## EXERCISE AIM
Work out how many lines hold the string "React". The answer is a single number, nothing more.

## PROVIDED DATA
◇ ◇ ◇ ◇ ◇
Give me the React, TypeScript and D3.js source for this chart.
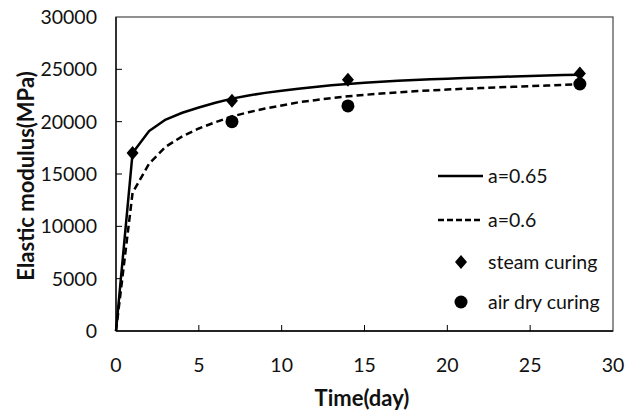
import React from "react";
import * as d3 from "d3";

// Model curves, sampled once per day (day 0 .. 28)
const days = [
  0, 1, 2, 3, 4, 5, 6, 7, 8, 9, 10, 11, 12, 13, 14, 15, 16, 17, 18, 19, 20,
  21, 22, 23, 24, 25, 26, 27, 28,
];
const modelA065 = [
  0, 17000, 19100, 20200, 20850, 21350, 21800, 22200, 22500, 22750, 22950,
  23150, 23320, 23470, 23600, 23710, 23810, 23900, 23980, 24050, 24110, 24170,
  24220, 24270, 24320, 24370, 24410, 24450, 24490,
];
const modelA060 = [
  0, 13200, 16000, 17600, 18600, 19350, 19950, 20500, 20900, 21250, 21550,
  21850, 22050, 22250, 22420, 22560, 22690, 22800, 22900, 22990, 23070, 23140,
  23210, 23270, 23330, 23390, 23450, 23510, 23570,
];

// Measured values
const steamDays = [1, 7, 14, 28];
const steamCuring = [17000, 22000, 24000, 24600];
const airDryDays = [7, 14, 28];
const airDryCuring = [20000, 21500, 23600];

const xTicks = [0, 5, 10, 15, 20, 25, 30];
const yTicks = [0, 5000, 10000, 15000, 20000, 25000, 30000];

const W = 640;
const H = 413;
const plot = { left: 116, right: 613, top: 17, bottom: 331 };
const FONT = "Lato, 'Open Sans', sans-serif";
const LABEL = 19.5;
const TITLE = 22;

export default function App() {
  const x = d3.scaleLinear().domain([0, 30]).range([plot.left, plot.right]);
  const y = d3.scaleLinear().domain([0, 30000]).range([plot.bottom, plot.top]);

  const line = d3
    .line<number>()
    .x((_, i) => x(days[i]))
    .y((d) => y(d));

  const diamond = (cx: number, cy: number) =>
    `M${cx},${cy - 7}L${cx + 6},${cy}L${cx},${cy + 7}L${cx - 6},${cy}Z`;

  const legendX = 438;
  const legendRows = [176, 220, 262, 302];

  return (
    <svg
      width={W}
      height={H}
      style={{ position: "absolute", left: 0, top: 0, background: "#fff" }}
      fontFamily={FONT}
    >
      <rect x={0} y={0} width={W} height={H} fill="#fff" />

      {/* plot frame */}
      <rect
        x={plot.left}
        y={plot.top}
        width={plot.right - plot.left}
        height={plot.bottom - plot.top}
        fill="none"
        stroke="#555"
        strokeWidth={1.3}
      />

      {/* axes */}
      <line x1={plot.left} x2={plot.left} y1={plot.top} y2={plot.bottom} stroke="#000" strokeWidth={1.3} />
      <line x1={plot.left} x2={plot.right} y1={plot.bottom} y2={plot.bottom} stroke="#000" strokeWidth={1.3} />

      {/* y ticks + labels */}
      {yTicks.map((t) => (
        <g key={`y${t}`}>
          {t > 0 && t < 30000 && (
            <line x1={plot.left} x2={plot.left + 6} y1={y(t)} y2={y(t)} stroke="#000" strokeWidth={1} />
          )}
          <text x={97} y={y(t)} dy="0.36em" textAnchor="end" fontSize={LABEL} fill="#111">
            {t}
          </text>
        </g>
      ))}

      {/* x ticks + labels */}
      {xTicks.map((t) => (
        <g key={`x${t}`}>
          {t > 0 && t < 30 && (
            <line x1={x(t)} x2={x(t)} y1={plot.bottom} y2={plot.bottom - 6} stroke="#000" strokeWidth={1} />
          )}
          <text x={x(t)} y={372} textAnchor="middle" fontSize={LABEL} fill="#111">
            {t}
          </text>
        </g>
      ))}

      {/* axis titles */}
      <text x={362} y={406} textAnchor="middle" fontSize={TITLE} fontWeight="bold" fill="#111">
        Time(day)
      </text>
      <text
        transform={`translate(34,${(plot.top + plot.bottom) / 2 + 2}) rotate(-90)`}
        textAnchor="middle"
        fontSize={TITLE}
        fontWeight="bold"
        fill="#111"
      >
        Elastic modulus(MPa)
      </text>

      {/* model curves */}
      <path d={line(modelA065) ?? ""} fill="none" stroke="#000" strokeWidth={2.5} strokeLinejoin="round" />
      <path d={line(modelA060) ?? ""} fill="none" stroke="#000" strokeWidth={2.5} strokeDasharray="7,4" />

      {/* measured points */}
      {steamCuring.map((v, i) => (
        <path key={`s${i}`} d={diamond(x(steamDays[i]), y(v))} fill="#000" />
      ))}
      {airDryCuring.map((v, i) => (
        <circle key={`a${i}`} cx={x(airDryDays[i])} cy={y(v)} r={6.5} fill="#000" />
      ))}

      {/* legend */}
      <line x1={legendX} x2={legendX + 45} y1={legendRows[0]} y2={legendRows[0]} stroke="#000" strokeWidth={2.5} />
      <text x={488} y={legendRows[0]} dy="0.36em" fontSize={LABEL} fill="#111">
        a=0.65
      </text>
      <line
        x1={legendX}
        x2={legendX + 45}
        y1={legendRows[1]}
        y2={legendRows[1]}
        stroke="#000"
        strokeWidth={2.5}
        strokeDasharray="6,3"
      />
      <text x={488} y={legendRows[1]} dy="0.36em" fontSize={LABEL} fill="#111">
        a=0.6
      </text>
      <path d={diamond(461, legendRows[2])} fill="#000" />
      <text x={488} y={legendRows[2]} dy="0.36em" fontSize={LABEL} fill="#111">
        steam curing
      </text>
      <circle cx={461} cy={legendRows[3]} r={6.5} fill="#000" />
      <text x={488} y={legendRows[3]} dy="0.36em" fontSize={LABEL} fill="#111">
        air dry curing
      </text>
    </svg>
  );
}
◇ ◇ ◇ ◇ ◇
## OUTPUT OF THE TASK
2